Aim of the task
Retype only the lines running from the beginning of the entries below to the line with "from matplotlib.ticker import", both included. Do not include pictures.

Entries provided
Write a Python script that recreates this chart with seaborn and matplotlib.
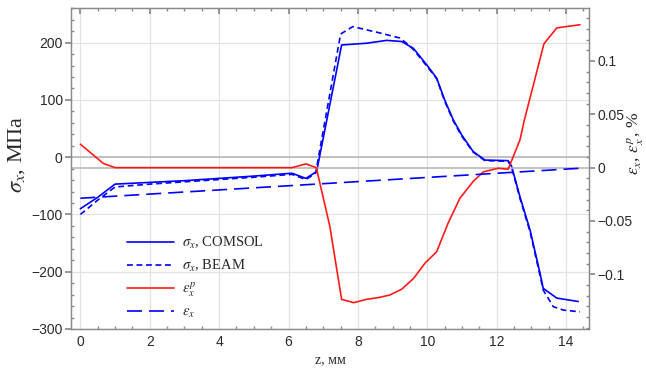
import numpy as np
import pandas as pd
import matplotlib
matplotlib.use("Agg")
import matplotlib.pyplot as plt
import seaborn as sns
from matplotlib.ticker import MultipleLocator, FuncFormatter

# ---------------- data ----------------
z_comsol = [0, 0.5, 1.0, 2, 3, 4, 5, 6.1, 6.5, 6.81, 7.53, 8.25, 8.83, 9.26, 9.6, 10.0,
            10.27, 10.5, 10.75, 11.0, 11.32, 11.66, 12.33, 12.43, 12.67, 12.96, 13.25,
            13.34, 13.73, 14.35]
sigma_comsol = [-90, -70, -47, -44, -41, -37, -33, -28, -37, -25, 196, 199, 204, 202, 190, 160,
                138, 100, 65, 38, 10, -5, -6, -16, -69, -127, -203,
                -229, -246, -252]

z_beam = [0, 0.5, 1.0, 2, 3, 4, 5, 6.1, 6.5, 6.78, 7.5, 7.85, 8.63, 9.21, 9.4, 9.6, 10.0,
          10.27, 10.5, 10.75, 11.0, 11.32, 11.66, 12.33, 12.43, 12.67, 12.96, 13.25, 13.34,
          13.63, 13.92, 14.4]
sigma_beam = [-100, -75, -52, -47, -43, -39, -35, -30, -39, -28, 215, 228, 217, 208, 199, 188, 158,
              137, 98, 63, 36, 9, -6, -7, -18, -72, -130, -207, -232,
              -261, -267, -270]

z_ep = [0, 0.66, 1.0, 2, 4, 6.1, 6.5, 6.8, 7.19, 7.53, 7.88, 8.25, 8.63, 8.92, 9.26, 9.6,
        9.93, 10.27, 10.6, 10.94, 11.32, 11.61, 12.04, 12.33, 12.67, 12.8, 13.36, 13.73, 14.4]
eps_p = [0.022, 0.004, 0.0, 0.0, 0.0, 0.0, 0.0035, 0.0, -0.055, -0.1235, -0.1266, -0.1235,
         -0.1216, -0.1194, -0.114, -0.104, -0.0897, -0.0788, -0.052, -0.0287, -0.013, -0.004,
         -0.0006, -0.0015, 0.026, 0.045, 0.116, 0.131, 0.134]

z_ex = [0, 14.4]
eps_x = [-0.0287, -0.0006]

x_ticks = [0, 2, 4, 6, 8, 10, 12, 14]
left_ticks = [-300, -200, -100, 0, 100, 200]
right_ticks = [-0.1, -0.05, 0, 0.05, 0.1]

labels = [r"$\sigma_x$, COMSOL", r"$\sigma_x$, BEAM", r"$\varepsilon_x^p$", r"$\varepsilon_x$"]
xlabel = "z, мм"
ylabel_left = r"$\sigma_x$, МПа"
ylabel_right = r"$\varepsilon_x$, $\varepsilon_x^p$, %"

# ---------------- style ----------------
sns.set_theme(style="white")
plt.rcParams["font.family"] = ["Liberation Sans", "DejaVu Sans"]
plt.rcParams["mathtext.fontset"] = "stix"
serif = ["Liberation Serif", "DejaVu Serif"]

BLUE = "#0000ff"
RED = "#ff1a1a"
GRID = "#e2e2e2"
ZERO = "#b8b8b8"
SPINE = "#8a8a8a"
TXT = "#2a2a2a"

fig = plt.figure(figsize=(6.46, 3.72), dpi=100)
ax = fig.add_axes([71 / 646, 1 - 329 / 372, (589 - 71) / 646, (329 - 8.3) / 372])
ax2 = ax.twinx()

df_c = pd.DataFrame({"z": z_comsol, "v": sigma_comsol})
df_b = pd.DataFrame({"z": z_beam, "v": sigma_beam})
df_p = pd.DataFrame({"z": z_ep, "v": eps_p})
df_x = pd.DataFrame({"z": z_ex, "v": eps_x})

lw = 1.2
ax.axhline(0, color=ZERO, lw=1.2, zorder=1)
ax2.axhline(0, color=ZERO, lw=1.2, zorder=1)

sns.lineplot(data=df_p, x="z", y="v", ax=ax2, color=RED, lw=lw, estimator=None, legend=False)
sns.lineplot(data=df_x, x="z", y="v", ax=ax2, color=BLUE, lw=lw, estimator=None, legend=False,
             linestyle=(0, (9.0, 4.2)))
sns.lineplot(data=df_c, x="z", y="v", ax=ax, color=BLUE, lw=lw, estimator=None, legend=False)
sns.lineplot(data=df_b, x="z", y="v", ax=ax, color=BLUE, lw=lw, estimator=None, legend=False,
             linestyle=(0, (3.5, 2.2)))

ax.set_xlim(-0.27, 14.66)
ax.set_ylim(-300, 260)
ax2.set_ylim(-0.1513, 0.1494)

ax.set_xticks(x_ticks)
ax.set_yticks(left_ticks)
ax2.set_yticks(right_ticks)
ax.xaxis.set_minor_locator(MultipleLocator(0.5))
ax.yaxis.set_minor_locator(MultipleLocator(20))
ax2.yaxis.set_minor_locator(MultipleLocator(0.01))

def fmt(v, pos):
    s = f"{v:g}"
    return s.replace("-", "\u2212")

ax.yaxis.set_major_formatter(FuncFormatter(fmt))
ax2.yaxis.set_major_formatter(FuncFormatter(fmt))
ax.xaxis.set_major_formatter(FuncFormatter(fmt))

ax.grid(True, which="major", color=GRID, lw=0.9)
ax.set_axisbelow(True)
ax2.grid(False)

for a in (ax, ax2):
    for s in a.spines.values():
        s.set_color(SPINE)
        s.set_linewidth(0.9)

ax.tick_params(axis="x", which="major", direction="in", length=4, color=SPINE, labelsize=10,
               labelcolor=TXT, pad=4, top=True)
ax.tick_params(axis="x", which="minor", direction="in", length=2, color=SPINE, top=True, bottom=True)
ax.tick_params(axis="y", which="major", direction="out", length=4, color=SPINE, labelsize=10,
               labelcolor=TXT, pad=2, left=True)
ax.tick_params(axis="y", which="minor", direction="in", length=2, color=SPINE, left=True)
ax2.tick_params(axis="y", which="major", direction="out", length=4, color=SPINE, labelsize=10,
                labelcolor=TXT, pad=2, right=True)
ax2.tick_params(axis="y", which="minor", direction="in", length=2, color=SPINE, right=True)

ax.set_xlabel(xlabel, family=serif, fontsize=10, color=TXT)
ax.xaxis.set_label_coords(0.5, -0.075)
ax.set_ylabel(ylabel_left, family=serif, fontsize=16, color=TXT)
ax.yaxis.set_label_coords(-0.085, 0.545)
ax2.set_ylabel(ylabel_right, family=serif, fontsize=12.5, color=TXT, rotation=90)
ax2.yaxis.set_label_coords(1.07, 0.58)

handles = [ax.lines[-2], ax.lines[-1], ax2.lines[-2], ax2.lines[-1]]
leg = fig.legend(handles, labels, loc="upper left", bbox_to_anchor=(127 / 646, 1 - 235 / 372),
                 frameon=False, borderpad=0, borderaxespad=0, handlelength=3.2,
                 handletextpad=0.6, labelspacing=0.45,
                 prop={"family": serif, "size": 10.5})
for t in leg.get_texts():
    t.set_color(TXT)

fig.savefig("out.png", dpi=100)
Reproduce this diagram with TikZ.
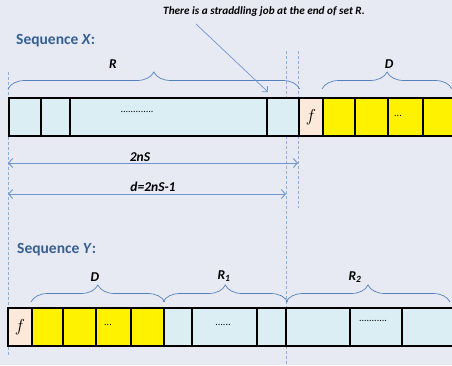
\documentclass[tikz,border=0pt]{standalone}
\usepackage{fontspec}
\setmainfont{Carlito}
\usetikzlibrary{arrows.meta,decorations.pathreplacing}
\definecolor{bgc}{RGB}{231,234,243}
\definecolor{cellblue}{RGB}{219,238,244}
\definecolor{peach}{RGB}{253,233,217}
\definecolor{guide}{RGB}{140,175,215}
\definecolor{bracec}{RGB}{84,130,190}
\definecolor{heading}{RGB}{54,96,146}
\definecolor{dimline}{RGB}{110,150,210}

\begin{document}
\begin{tikzpicture}[x=1pt,y=-1pt,
  cell/.style={draw=black, line width=1.7pt, inner sep=0pt, anchor=north west,
               minimum height=38pt},
  rcell/.style={cell, fill=cellblue},
  dcell/.style={cell, fill=yellow},
  fcell/.style={cell, fill=peach, font=\fontsize{17}{17}\selectfont},
  heading/.style={font=\fontsize{15.5}{15.5}\selectfont\bfseries, text=heading, anchor=west, inner sep=0pt},
  lbl/.style={font=\fontsize{13.5}{13.5}\selectfont\bfseries\itshape, inner sep=0pt},
  dots/.style={font=\fontsize{10}{10}\selectfont, inner sep=0pt},
  guideline/.style={draw=guide, line width=0.8pt, dash pattern=on 3pt off 2pt},
  brace/.style={draw=bracec, line width=0.7pt,
                decorate, decoration={brace, amplitude=17pt}},
  dimarrow/.style={draw=dimline, line width=0.9pt,
                   {Straight Barb[length=4pt,width=9pt]}-{Straight Barb[length=4pt,width=9pt]}},
  notearrow/.style={draw=dimline, line width=0.7pt,
                    -{Straight Barb[length=4pt,width=8pt]}}
]
\clip (0,0) rectangle (452,365);
\fill[bgc] (0,0) rectangle (452,365);

% ---------- headings and note ----------
\node[heading] (hx) at (16,41) {Sequence \textit{X}:};
\node[heading] (hy) at (17,250) {Sequence \textit{Y}:};
\node[font=\fontsize{11.2}{11.2}\selectfont\bfseries\itshape, inner sep=0pt] (note) at (264,12)
  {There is a straddling job at the end of set R.};

% ---------- guide lines ----------
\coordinate (gL1) at (8,72);   \coordinate (gL2) at (8,355);
\coordinate (gM1) at (286,51); \coordinate (gM2) at (286,365);
\coordinate (gR1) at (298,51); \coordinate (gR2) at (298,208);
\draw[guideline] (gL1) -- (gL2);
\draw[guideline] (gM1) -- (gM2);
\draw[guideline] (gR1) -- (gR2);

% ---------- sequence X ----------
\node[rcell, minimum width=32pt]  (xa) at (8,97) {};
\node[rcell, minimum width=29pt]  (xb) at (40,97) {};
\node[rcell, minimum width=197pt] (xc) at (69,97) {};
\node[rcell, minimum width=32pt]  (xd) at (266,97) {};
\node[fcell, minimum width=24pt]  (xf) at (298,97) {$f$};
\node[dcell, minimum width=32pt]  (xy1) at (322,97) {};
\node[dcell, minimum width=33pt]  (xy2) at (354,97) {};
\node[dcell, minimum width=35pt]  (xy3) at (387,97) {};
\node[dcell, minimum width=40pt]  (xy4) at (422,97) {};
\node[dots] (xcdots) at (137,112) {.............};
\node[dots] (xydots) at (398,116) {...};

\draw[brace] ([yshift=8pt]xa.north west) -- ([yshift=8pt]xd.north east);
\draw[brace] ([yshift=8pt]xy1.north west) -- ([xshift=30pt,yshift=8pt]xy4.north west);
\node[lbl] (lR) at (113,64) {R};
\node[lbl] (lD) at (389,64) {D};

% ---------- dimensions ----------
\coordinate (a1l) at (8,163);  \coordinate (a1r) at (298,163);
\coordinate (a2l) at (8,194);  \coordinate (a2r) at (286,194);
\draw[dimarrow] (a1l) -- (a1r);
\draw[dimarrow] (a2l) -- (a2r);
\node[lbl] (l2ns) at (140,157) {2nS};
\node[lbl] (ld) at (153,187) {d=2nS-1};

% ---------- note arrow ----------
\coordinate (nstart) at (196,24);
\coordinate (nend) at (268,92);
\draw[notearrow] (nstart) -- (nend);

% ---------- sequence Y ----------
\node[fcell, minimum width=24pt]  (yf) at (7,307) {$f$};
\node[dcell, minimum width=31pt]  (yy1) at (31,307) {};
\node[dcell, minimum width=33pt]  (yy2) at (62,307) {};
\node[dcell, minimum width=35pt]  (yy3) at (95,307) {};
\node[dcell, minimum width=33pt]  (yy4) at (130,307) {};
\node[rcell, minimum width=28pt]  (yb1) at (163,307) {};
\node[rcell, minimum width=65pt]  (yb2) at (191,307) {};
\node[rcell, minimum width=29pt]  (yb3) at (256,307) {};
\node[rcell, minimum width=64pt]  (yb4) at (285,307) {};
\node[rcell, minimum width=52pt]  (yb5) at (349,307) {};
\node[rcell, minimum width=60pt]  (yb6) at (401,307) {};
\node[dots] (yydots) at (108,325) {...};
\node[dots] (ybdots1) at (223,325) {......};
\node[dots] (ybdots2) at (373,321) {...........};

\draw[brace] ([yshift=5pt]yy1.north west) -- ([yshift=5pt]yy4.north east);
\draw[brace] ([yshift=5pt]yb1.north west) -- ([xshift=1pt,yshift=5pt]yb3.north east);
\draw[brace] ([xshift=1pt,yshift=5pt]yb4.north west) -- ([xshift=49pt,yshift=5pt]yb6.north west);
\node[lbl] (lD2) at (95,277) {D};
\node[lbl] (lR1) at (224,276) {R\textsubscript{1}};
\node[lbl] (lR2) at (355,277) {R\textsubscript{2}};
\end{tikzpicture}
\end{document}
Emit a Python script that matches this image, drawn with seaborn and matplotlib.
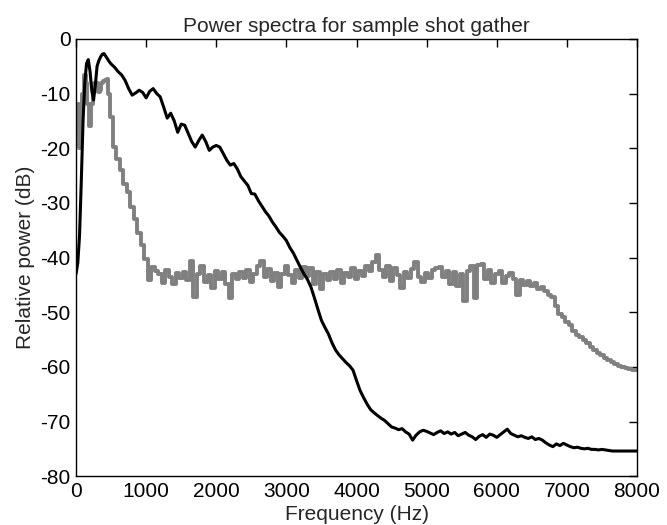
import numpy as np
import pandas as pd
import matplotlib
matplotlib.use("Agg")
import matplotlib.pyplot as plt
import seaborn as sns

# Frequency sampling grid (Hz): fine below 500 Hz, then every 50 Hz
freq = np.concatenate([np.arange(0, 501, 25), np.arange(550, 8001, 50)])

black_db = [
    # 0..500 step 25
    -43, -41, -36, -26, -15, -8, -4.5, -3.8, -6, -9.5, -11.2, -8.5, -5, -4, -3.3, -2.8, -2.7, -3.2, -3.7, -4.2, -4.6,
    # 550..8000 step 50
    -5.2, -6.0, -6.6, -7.6, -9.1, -10.3, -9.9, -9.4, -9.8, -10.8,
    -9.6, -9.1, -10.0, -10.6, -12.5, -14.5, -13.6, -15.0, -17.1, -15.6,
    -15.8, -17.3, -18.8, -19.8, -18.6, -17.6, -18.8, -20.4, -19.8, -19.5,
    -19.8, -21.0, -22.2, -23.1, -22.8, -23.8, -25.2, -26.0, -26.8, -28.3,
    -28.4, -29.6, -30.6, -31.6, -32.4, -33.5, -34.4, -35.4, -36.1, -36.9,
    -38.2, -39.2, -40.5, -41.8, -43.0, -44.0, -45.4, -47.4, -49.5, -51.5,
    -52.8, -54.0, -55.6, -56.9, -57.8, -58.5, -59.2, -59.8, -60.6, -62.5,
    -64.3, -65.6, -66.8, -67.8, -68.4, -68.9, -69.4, -69.8, -70.4, -71.0,
    -71.2, -71.5, -71.3, -71.9, -72.3, -73.4, -72.5, -71.9, -71.6, -71.8,
    -72.1, -72.4, -72.0, -71.7, -72.2, -71.9, -72.3, -72.0, -72.6, -72.3,
    -72.0, -72.5, -72.8, -73.3, -72.7, -72.4, -72.9, -72.3, -72.5, -72.9,
    -72.4, -71.9, -71.4, -72.2, -72.5, -72.8, -72.6, -72.9, -73.1, -72.8,
    -73.3, -73.1, -73.4, -73.9, -74.3, -74.6, -74.1, -74.4, -74.0, -74.3,
    -74.6, -74.8, -74.7, -74.9, -75.0, -74.9, -75.1, -75.1, -75.2, -75.1,
    -75.2, -75.3, -75.4, -75.4, -75.4, -75.4, -75.4, -75.4, -75.4, -75.4,
]

gray_db = [
    # 0..500 step 25
    -17, -12, -20, -13, -10, -6.6, -8, -12, -16, -12, -9.5, -8.1, -8, -9.7, -9.3, -8.1, -7.8, -7.5, -7.3, -10, -14.3,
    # 550..8000 step 50
    -19.8, -22.0, -24.0, -26.5, -28.0, -30.8, -33.0, -35.5, -37.8, -40.2,
    -44.2, -41.8, -42.5, -43.0, -44.6, -42.3, -43.6, -44.8, -42.9, -43.8,
    -42.6, -44.2, -40.6, -47.2, -43.0, -41.5, -44.5, -43.2, -45.6, -42.4,
    -43.9, -42.7, -44.8, -47.4, -43.1, -44.0, -42.6, -43.8, -42.2, -44.5,
    -43.0, -41.6, -40.6, -43.5, -42.1, -44.3, -42.8, -45.4, -43.0, -41.6,
    -43.2, -44.6, -42.3, -43.7, -41.8, -43.4, -42.0, -44.9, -42.6, -45.8,
    -43.1, -44.2, -42.7, -43.9, -42.2, -44.6, -42.8, -43.5, -41.9, -44.0,
    -42.4, -43.3, -41.6, -42.5, -40.8, -39.6, -42.2, -43.6, -41.5, -44.3,
    -42.0, -43.2, -45.5, -42.6, -43.8, -42.1, -40.9, -43.6, -44.5, -42.8,
    -43.7, -42.2, -41.9, -41.8, -43.5, -42.4, -44.9, -42.7, -45.3, -43.1,
    -48.0, -42.5, -41.6, -47.4, -41.3, -41.1, -43.9, -42.2, -44.6, -43.0,
    -42.5, -44.7, -43.3, -42.8, -44.0, -46.8, -44.2, -45.0, -44.3, -45.3,
    -44.6, -45.8, -45.4, -46.2, -46.8, -47.3, -48.8, -50.3, -50.8, -51.8,
    -52.4, -53.4, -54.1, -54.6, -55.1, -55.7, -56.3, -57.0, -57.4, -57.9,
    -58.4, -58.8, -59.2, -59.5, -59.8, -60.0, -60.2, -60.4, -60.5, -60.6,
]

x_ticks = [0, 1000, 2000, 3000, 4000, 5000, 6000, 7000, 8000]
y_ticks = [0, -10, -20, -30, -40, -50, -60, -70, -80]
title = "Power spectra for sample shot gather"
x_label = "Frequency (Hz)"
y_label = "Relative power (dB)"

df_gray = pd.DataFrame({"freq": freq, "db": gray_db})
df_black = pd.DataFrame({"freq": freq, "db": black_db})

sns.set_style("white")
plt.rcParams["font.family"] = ["Liberation Sans", "DejaVu Sans"]

fig = plt.figure(figsize=(6.67, 5.25), dpi=100)
ax = fig.add_axes([0.114, 0.093, 0.841, 0.833])

sns.lineplot(data=df_gray, x="freq", y="db", ax=ax, color="#808080",
             linewidth=2.8, drawstyle="steps-mid", estimator=None)
sns.lineplot(data=df_black, x="freq", y="db", ax=ax, color="black",
             linewidth=2.2, estimator=None)

ax.set_xlim(0, 8000)
ax.set_ylim(-80, 0)
ax.set_xticks(x_ticks)
ax.set_yticks(y_ticks)
ax.set_xticklabels([str(v) for v in x_ticks])
ax.set_yticklabels([str(v) for v in y_ticks])
ax.tick_params(direction="in", length=6, width=1, top=True, right=True,
               labelsize=15, pad=4, colors="black")
for s in ax.spines.values():
    s.set_visible(True)
    s.set_color("black")
    s.set_linewidth(1.0)
ax.set_title(title, fontsize=15, pad=5)
ax.set_xlabel(x_label, fontsize=15, labelpad=3)
ax.set_ylabel(y_label, fontsize=15, labelpad=4)

fig.savefig("out.png", dpi=100)
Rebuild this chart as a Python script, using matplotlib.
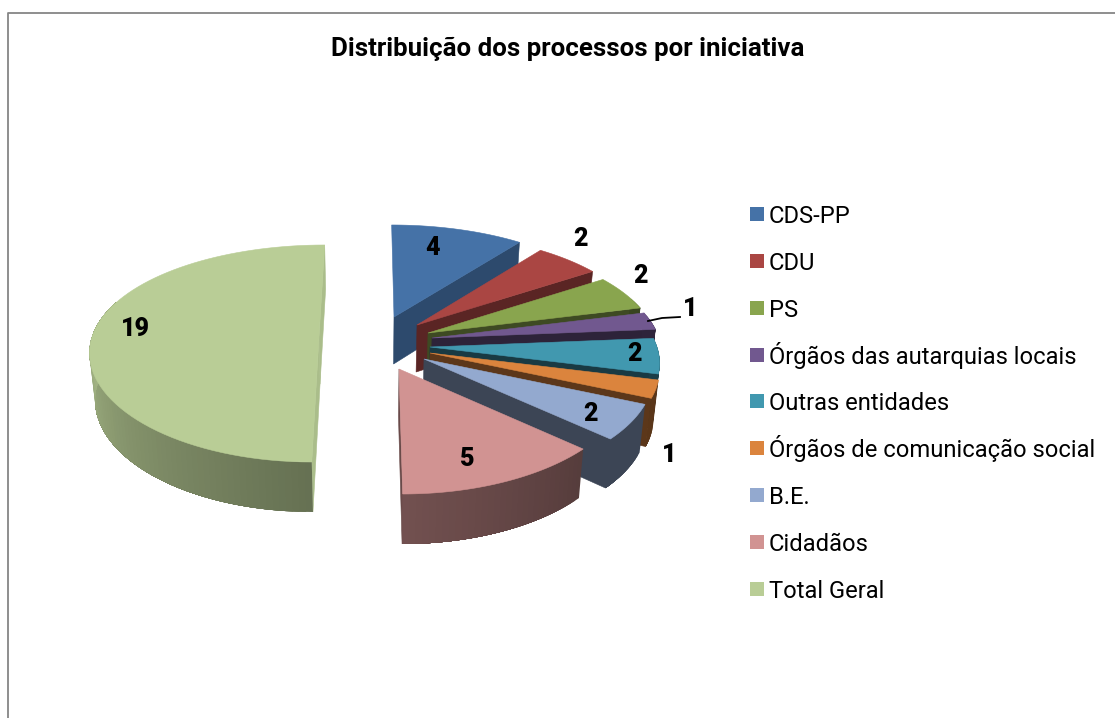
import numpy as np
import matplotlib
matplotlib.use("Agg")
import matplotlib.pyplot as plt
from matplotlib.patches import Polygon, Rectangle

plt.rcParams['font.family'] = ['Roboto', 'DejaVu Sans']

title = "Distribuição dos processos por iniciativa"
categories = ["CDS-PP", "CDU", "PS", "Órgãos das autarquias locais", "Outras entidades",
              "Órgãos de comunicação social", "B.E.", "Cidadãos", "Total Geral"]
values = [4, 2, 2, 1, 2, 1, 2, 5, 19]
colors = ["#4572A7", "#AA4643", "#89A54E", "#71588F", "#4198AF",
          "#DB843D", "#93A9CF", "#D19392", "#B9CD96"]

# exploded slices: apex of every slice in pixels
apex_x = [394, 417, 428, 432, 430, 430, 424, 399, 319]
apex_y = [317, 325, 333, 338, 347, 353, 359, 369, 337]
# darkening of the flat cut walls per slice
cut_shade = [0.65, 0.53, 0.45, 0.40, 0.38, 0.42, 0.41, 0.50, 0.92]
label_x = [433, 581, 640, 690, 635, 669, 591, 467, 135]
label_y = [248, 239, 276, 309, 354, 455, 414, 459, 329]
legend_y = [214, 261, 308, 355, 401, 448, 495, 542, 589]

# perspective
RX, RY = 227, 106
PX, PY = 0.12, 0.152
VANISH_X = 372
DEPTH = 47
BOTTOM_SHRINK = 0.98


def top_point(ax_, ay_, theta):
    u, v = np.sin(theta), np.cos(theta)
    sx = 1 / (1 + PX * v)
    sy = 1 / (1 + PY * v)
    return VANISH_X + (ax_ - VANISH_X + RX * u) * sx, ay_ - RY * v * sy


def low_point(ax_, ay_, theta, radius=True):
    if radius:
        x, y = top_point(ax_, ay_, theta)
        v = np.cos(theta)
    else:
        x, y, v = ax_, ay_, 0
    return VANISH_X + (x - VANISH_X) * BOTTOM_SHRINK, y + DEPTH - 3 * v


def shade(color, f):
    return tuple(c * f for c in matplotlib.colors.to_rgb(color))


def side_factor(deg):
    return np.interp(deg, [90, 132, 180, 225, 270, 360], [0.41, 0.41, 0.55, 0.7, 0.88, 0.88])


def poly(ax, pts, color, z, lw=0.4):
    ax.add_patch(Polygon(pts, closed=True, facecolor=color, edgecolor=color, linewidth=lw, zorder=z))


fig = plt.figure(figsize=(11.15, 7.18), dpi=100)
ax = fig.add_axes([0, 0, 1, 1])
ax.set_xlim(0, 1115)
ax.set_ylim(718, 0)
ax.axis("off")

ax.plot([7.5, 7.5, 1115], [718, 12.5, 12.5], color="#868686", lw=1.3, zorder=1)

total = sum(values)
cum = 0
for i, val in enumerate(values):
    start = cum / total * 2 * np.pi
    cum += val
    end = cum / total * 2 * np.pi
    a_x, a_y = apex_x[i], apex_y[i]
    col = colors[i]
    z = 2 + i
    top_apex = (a_x, a_y)
    low_apex = low_point(a_x, a_y, 0, radius=False)
    wall = shade(col, cut_shade[i])

    # cut walls, the start one only shows on the left half
    if start >= np.pi - 1e-6:
        poly(ax, [top_apex, top_point(a_x, a_y, start), low_point(a_x, a_y, start), low_apex], wall, z)
    poly(ax, [top_apex, top_point(a_x, a_y, end), low_point(a_x, a_y, end), low_apex], wall, z)

    # outer wall: each strip runs to the end of the slice so no seams show
    lo = max(start, np.radians(70))
    hi = min(end, np.radians(290))
    if hi > lo:
        n = max(int(np.degrees(hi - lo) / 1.5), 2)
        ths = np.linspace(lo, hi, n + 1)
        for t0 in ths[:-1]:
            f = side_factor(np.degrees(t0))
            rest = np.linspace(t0, hi, 40)
            up = [top_point(a_x, a_y, t) for t in rest]
            dn = [low_point(a_x, a_y, t) for t in rest[::-1]]
            poly(ax, up + dn, shade(col, f), z, lw=0)

    # top face
    arc = [top_point(a_x, a_y, t) for t in np.linspace(start, end, 80)]
    poly(ax, [top_apex] + arc, col, z)

for i, val in enumerate(values):
    ax.text(label_x[i], label_y[i], str(val), ha="center", va="center",
            fontsize=18, fontweight="black", color="black", zorder=20)

# leader line for the small purple slice
ax.plot([648, 662, 680], [321, 318, 317], color="black", lw=1.3, zorder=20)

ax.text(568, 49, title, ha="center", va="center", fontsize=18.6, fontweight="bold", color="black")

for name, c, y in zip(categories, colors, legend_y):
    ax.add_patch(Rectangle((750, y - 7), 14, 14, facecolor=c, edgecolor="none", zorder=3))
    ax.text(769, y + 9, name, ha="left", va="baseline", fontsize=17.15, color="black")

fig.savefig("out.png", dpi=100)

Final answer
Write a Python script that recreates this chart with seaborn and matplotlib.
import numpy as np
import pandas as pd
import matplotlib
matplotlib.use("Agg")
import matplotlib.pyplot as plt
import seaborn as sns
from matplotlib.ticker import MultipleLocator, FuncFormatter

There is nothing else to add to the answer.